◆ **PROVIDED DATA**
☆ ☆ ☆

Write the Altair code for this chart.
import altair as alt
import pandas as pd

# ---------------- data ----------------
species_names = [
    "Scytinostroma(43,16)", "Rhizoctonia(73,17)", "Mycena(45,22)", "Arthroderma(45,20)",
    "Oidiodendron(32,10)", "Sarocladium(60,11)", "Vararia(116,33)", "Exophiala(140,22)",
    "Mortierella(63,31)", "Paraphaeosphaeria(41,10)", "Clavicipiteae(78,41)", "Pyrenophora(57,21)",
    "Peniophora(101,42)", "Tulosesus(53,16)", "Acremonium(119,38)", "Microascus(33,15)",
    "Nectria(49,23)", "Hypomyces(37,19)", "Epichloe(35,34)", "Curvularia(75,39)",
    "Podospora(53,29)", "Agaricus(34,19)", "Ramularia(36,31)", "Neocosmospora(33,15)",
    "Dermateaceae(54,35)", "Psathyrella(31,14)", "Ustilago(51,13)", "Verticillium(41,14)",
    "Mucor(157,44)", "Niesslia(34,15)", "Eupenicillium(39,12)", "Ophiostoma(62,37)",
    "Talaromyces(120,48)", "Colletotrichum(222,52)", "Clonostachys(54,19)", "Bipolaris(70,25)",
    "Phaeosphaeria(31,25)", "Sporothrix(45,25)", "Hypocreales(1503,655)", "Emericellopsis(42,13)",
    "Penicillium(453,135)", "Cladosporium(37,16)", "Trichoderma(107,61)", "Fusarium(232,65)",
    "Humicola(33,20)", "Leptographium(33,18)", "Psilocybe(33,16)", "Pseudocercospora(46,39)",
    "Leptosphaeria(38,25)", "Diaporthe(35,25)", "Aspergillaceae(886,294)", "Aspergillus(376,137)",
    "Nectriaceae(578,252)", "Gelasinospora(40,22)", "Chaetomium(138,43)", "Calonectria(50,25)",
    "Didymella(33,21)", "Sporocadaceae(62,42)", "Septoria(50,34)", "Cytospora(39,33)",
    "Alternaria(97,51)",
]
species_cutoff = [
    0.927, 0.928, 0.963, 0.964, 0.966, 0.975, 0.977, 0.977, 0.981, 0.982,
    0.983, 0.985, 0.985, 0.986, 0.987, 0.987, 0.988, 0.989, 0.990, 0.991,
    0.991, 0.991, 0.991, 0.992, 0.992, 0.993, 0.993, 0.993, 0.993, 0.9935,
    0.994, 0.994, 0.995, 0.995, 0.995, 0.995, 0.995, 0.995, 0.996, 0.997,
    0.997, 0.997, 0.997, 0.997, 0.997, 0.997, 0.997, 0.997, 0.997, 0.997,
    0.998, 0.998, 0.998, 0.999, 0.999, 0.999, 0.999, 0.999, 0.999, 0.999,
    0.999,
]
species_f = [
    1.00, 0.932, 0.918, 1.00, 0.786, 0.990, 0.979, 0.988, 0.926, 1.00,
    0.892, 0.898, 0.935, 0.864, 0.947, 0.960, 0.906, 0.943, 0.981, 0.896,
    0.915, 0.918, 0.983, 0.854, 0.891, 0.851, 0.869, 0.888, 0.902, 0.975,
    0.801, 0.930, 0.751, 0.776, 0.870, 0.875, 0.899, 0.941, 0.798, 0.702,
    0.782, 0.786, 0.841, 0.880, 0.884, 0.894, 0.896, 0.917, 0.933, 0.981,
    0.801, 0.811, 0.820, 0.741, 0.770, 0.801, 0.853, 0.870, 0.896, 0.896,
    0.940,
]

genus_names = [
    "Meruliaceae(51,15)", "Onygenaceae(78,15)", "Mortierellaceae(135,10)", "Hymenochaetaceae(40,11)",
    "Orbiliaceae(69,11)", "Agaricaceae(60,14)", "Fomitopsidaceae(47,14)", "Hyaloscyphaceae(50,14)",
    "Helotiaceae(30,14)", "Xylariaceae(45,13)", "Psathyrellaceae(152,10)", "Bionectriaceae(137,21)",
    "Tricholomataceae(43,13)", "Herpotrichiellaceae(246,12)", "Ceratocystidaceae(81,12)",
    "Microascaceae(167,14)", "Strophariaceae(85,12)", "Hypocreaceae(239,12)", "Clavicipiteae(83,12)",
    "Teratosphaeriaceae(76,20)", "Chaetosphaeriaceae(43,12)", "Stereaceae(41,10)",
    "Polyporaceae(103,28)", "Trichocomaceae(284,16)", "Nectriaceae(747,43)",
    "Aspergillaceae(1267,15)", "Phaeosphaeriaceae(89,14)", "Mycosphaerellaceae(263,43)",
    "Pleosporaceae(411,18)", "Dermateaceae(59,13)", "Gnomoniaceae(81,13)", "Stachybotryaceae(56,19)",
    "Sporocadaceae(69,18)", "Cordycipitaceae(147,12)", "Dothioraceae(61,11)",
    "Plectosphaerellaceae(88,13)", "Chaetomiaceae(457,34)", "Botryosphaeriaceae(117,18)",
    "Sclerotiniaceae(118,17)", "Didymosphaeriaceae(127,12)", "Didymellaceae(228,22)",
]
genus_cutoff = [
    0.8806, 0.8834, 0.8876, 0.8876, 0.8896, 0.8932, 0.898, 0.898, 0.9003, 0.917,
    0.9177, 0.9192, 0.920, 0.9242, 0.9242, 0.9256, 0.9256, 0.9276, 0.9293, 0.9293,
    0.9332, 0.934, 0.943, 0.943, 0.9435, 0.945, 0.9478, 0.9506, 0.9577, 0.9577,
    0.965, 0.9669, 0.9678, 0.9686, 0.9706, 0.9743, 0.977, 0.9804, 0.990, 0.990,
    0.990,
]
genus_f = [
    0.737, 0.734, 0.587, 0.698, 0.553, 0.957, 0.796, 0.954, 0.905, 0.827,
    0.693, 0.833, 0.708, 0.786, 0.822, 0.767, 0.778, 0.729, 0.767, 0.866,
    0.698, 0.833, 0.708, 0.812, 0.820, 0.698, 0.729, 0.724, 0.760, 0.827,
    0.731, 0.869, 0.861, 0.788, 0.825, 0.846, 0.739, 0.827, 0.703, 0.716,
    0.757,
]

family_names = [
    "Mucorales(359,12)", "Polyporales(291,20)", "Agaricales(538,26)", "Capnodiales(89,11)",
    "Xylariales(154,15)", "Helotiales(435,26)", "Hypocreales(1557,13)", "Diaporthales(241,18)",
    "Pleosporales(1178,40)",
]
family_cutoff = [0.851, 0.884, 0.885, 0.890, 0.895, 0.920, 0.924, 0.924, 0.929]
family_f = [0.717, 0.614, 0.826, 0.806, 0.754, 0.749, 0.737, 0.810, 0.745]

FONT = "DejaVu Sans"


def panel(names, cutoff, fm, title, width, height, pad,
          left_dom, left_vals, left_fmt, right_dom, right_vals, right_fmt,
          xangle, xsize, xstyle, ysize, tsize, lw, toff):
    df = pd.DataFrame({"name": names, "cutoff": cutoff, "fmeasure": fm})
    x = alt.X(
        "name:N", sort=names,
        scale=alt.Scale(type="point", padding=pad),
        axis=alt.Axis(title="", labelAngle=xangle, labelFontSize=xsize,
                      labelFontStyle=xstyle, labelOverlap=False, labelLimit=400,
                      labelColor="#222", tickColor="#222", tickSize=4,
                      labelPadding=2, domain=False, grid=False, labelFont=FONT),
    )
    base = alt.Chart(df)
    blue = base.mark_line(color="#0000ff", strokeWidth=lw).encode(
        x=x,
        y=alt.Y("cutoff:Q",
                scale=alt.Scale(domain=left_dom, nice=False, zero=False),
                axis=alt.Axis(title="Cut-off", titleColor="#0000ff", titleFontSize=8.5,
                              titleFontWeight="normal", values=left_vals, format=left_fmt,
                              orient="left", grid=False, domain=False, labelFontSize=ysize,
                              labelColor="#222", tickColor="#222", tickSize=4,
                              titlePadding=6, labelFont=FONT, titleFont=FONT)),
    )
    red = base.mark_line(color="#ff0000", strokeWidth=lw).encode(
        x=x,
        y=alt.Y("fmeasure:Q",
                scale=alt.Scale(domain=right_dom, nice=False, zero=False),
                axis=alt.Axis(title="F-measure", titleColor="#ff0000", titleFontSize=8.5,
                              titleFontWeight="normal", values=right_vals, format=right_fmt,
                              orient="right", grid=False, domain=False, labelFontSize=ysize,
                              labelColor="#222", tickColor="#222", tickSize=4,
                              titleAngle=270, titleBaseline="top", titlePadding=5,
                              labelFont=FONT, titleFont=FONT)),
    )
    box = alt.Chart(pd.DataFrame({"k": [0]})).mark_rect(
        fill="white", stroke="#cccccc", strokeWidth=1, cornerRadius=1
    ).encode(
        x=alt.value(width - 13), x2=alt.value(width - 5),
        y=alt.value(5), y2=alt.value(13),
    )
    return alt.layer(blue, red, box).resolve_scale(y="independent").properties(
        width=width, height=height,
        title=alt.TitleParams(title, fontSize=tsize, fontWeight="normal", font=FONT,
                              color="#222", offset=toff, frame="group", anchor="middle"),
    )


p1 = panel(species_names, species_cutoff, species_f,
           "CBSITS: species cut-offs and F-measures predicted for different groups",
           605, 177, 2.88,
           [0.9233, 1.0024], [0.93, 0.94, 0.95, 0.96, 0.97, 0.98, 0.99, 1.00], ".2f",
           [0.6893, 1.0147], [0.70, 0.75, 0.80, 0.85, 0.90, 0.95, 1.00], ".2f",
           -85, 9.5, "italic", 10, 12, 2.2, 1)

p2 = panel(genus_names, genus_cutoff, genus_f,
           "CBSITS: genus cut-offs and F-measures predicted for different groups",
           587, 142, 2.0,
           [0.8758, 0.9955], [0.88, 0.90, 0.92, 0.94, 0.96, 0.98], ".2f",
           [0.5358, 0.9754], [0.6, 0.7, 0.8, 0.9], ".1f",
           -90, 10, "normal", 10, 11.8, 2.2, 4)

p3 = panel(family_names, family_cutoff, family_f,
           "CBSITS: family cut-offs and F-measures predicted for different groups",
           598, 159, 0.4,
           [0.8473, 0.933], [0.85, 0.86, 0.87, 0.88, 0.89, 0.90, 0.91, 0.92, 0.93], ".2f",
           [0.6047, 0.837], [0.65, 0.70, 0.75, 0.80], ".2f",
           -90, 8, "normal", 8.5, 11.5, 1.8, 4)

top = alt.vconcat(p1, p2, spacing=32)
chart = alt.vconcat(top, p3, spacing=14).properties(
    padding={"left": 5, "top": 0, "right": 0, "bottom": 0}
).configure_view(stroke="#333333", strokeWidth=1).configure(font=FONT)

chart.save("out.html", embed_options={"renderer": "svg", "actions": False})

☆ ☆ ☆

In the listing above, reproduce the first line and each one after it through the line that contains "import pandas as pd".

◆ **EXERCISE RESPONSE**
Write the Altair code for this chart.
import altair as alt
import pandas as pd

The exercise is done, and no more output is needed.